▸ What to produce
Each line in the entries below that holds the string "recreates" is to be listed.

▸ Raw records
[BEGIN]

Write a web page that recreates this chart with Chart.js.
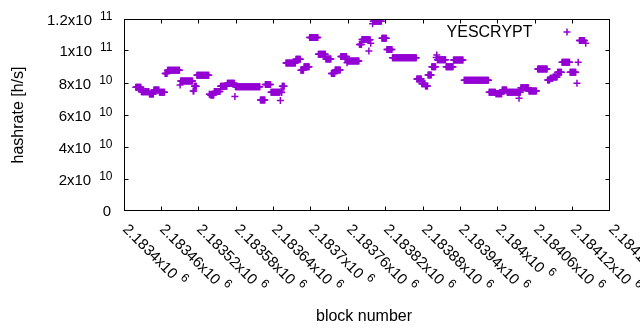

[END]
[BEGIN]

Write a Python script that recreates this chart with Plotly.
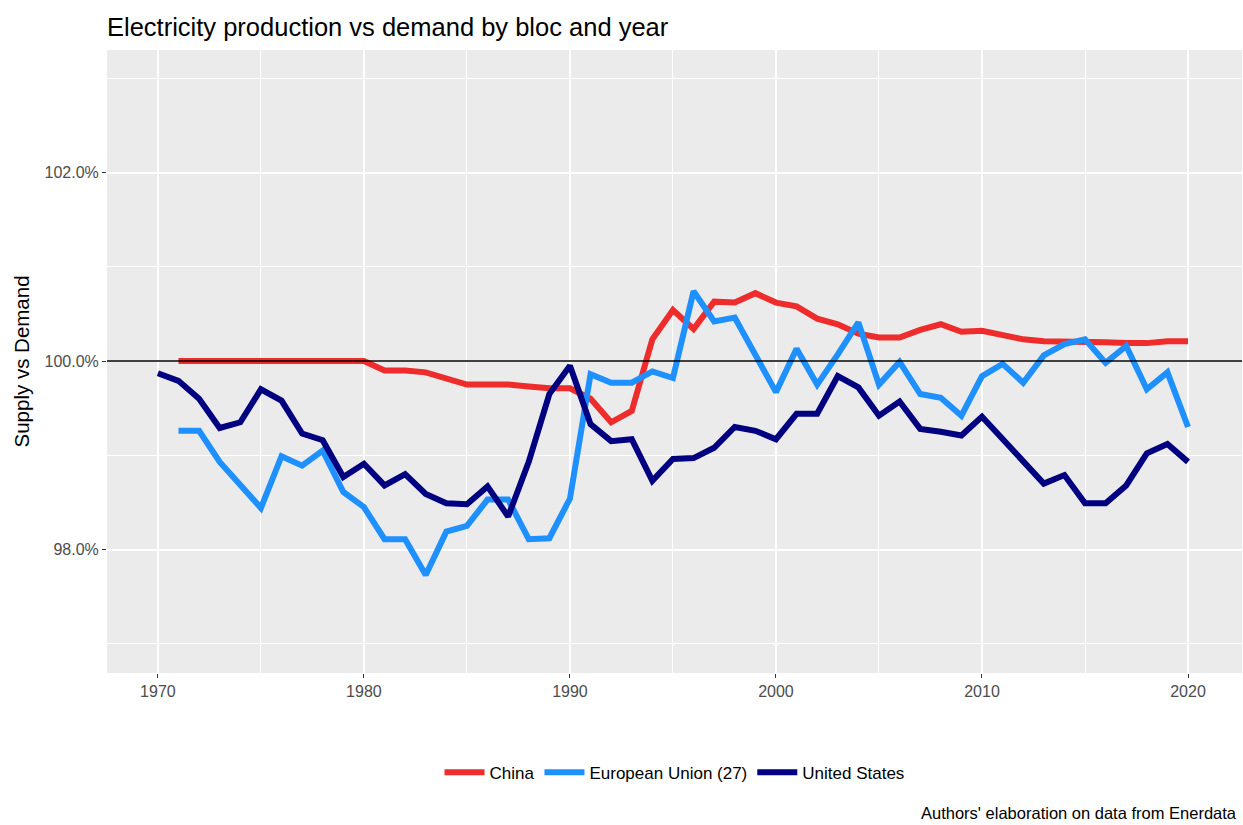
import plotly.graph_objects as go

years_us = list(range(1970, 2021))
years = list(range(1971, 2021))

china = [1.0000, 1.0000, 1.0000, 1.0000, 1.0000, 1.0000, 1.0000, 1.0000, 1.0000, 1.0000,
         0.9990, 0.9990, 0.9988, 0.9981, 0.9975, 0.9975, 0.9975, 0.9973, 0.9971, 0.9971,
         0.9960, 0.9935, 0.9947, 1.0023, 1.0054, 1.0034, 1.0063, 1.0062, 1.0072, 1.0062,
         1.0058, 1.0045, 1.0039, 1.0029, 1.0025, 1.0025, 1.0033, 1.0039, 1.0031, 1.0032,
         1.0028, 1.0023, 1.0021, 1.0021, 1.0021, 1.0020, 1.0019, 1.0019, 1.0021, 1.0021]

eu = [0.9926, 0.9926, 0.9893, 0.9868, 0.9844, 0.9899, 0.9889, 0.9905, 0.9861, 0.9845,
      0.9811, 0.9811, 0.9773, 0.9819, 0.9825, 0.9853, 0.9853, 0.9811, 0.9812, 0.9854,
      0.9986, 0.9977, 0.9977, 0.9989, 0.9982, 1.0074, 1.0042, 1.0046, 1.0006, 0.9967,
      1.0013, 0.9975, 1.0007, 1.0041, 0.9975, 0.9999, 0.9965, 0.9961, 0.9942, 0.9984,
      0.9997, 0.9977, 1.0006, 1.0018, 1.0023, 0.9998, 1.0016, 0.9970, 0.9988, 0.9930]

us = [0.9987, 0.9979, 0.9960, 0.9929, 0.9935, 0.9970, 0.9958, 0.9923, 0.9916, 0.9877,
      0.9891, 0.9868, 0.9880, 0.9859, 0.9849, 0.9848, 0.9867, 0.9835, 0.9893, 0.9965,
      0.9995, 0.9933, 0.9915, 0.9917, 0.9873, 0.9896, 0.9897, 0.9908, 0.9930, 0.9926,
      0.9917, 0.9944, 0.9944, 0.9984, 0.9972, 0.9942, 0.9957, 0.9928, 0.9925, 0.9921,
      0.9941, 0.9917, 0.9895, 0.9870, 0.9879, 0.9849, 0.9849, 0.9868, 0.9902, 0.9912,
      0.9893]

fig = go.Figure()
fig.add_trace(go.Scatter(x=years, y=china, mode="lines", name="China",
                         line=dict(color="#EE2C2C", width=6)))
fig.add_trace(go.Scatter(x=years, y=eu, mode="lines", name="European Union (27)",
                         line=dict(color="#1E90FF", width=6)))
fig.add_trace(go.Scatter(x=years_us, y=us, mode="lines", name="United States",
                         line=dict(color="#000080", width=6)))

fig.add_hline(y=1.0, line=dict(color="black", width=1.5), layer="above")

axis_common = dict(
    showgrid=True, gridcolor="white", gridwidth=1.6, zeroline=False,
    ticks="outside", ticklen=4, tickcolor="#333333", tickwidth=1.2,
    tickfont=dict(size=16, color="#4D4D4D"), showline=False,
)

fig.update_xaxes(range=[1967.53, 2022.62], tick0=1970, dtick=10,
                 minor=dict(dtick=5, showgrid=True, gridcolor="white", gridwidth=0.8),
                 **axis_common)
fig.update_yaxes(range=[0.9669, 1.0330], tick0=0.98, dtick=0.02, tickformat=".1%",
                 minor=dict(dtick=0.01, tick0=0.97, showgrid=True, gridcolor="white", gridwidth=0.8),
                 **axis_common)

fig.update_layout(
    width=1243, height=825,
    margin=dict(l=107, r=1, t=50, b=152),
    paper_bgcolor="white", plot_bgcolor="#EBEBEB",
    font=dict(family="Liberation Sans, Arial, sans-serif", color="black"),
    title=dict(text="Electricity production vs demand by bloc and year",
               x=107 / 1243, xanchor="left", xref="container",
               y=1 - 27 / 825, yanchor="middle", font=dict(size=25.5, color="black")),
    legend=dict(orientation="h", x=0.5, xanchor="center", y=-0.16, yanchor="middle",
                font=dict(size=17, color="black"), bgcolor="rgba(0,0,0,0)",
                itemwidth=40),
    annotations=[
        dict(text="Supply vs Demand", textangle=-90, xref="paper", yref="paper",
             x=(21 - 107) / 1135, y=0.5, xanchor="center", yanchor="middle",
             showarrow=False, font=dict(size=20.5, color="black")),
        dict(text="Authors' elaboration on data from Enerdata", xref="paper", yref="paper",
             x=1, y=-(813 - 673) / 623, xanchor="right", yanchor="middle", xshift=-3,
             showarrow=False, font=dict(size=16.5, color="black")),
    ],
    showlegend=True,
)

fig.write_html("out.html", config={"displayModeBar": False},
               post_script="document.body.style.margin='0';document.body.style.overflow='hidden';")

[END]

▸ Output for this exercise
Write a web page that recreates this chart with Chart.js.
Write a Python script that recreates this chart with Plotly.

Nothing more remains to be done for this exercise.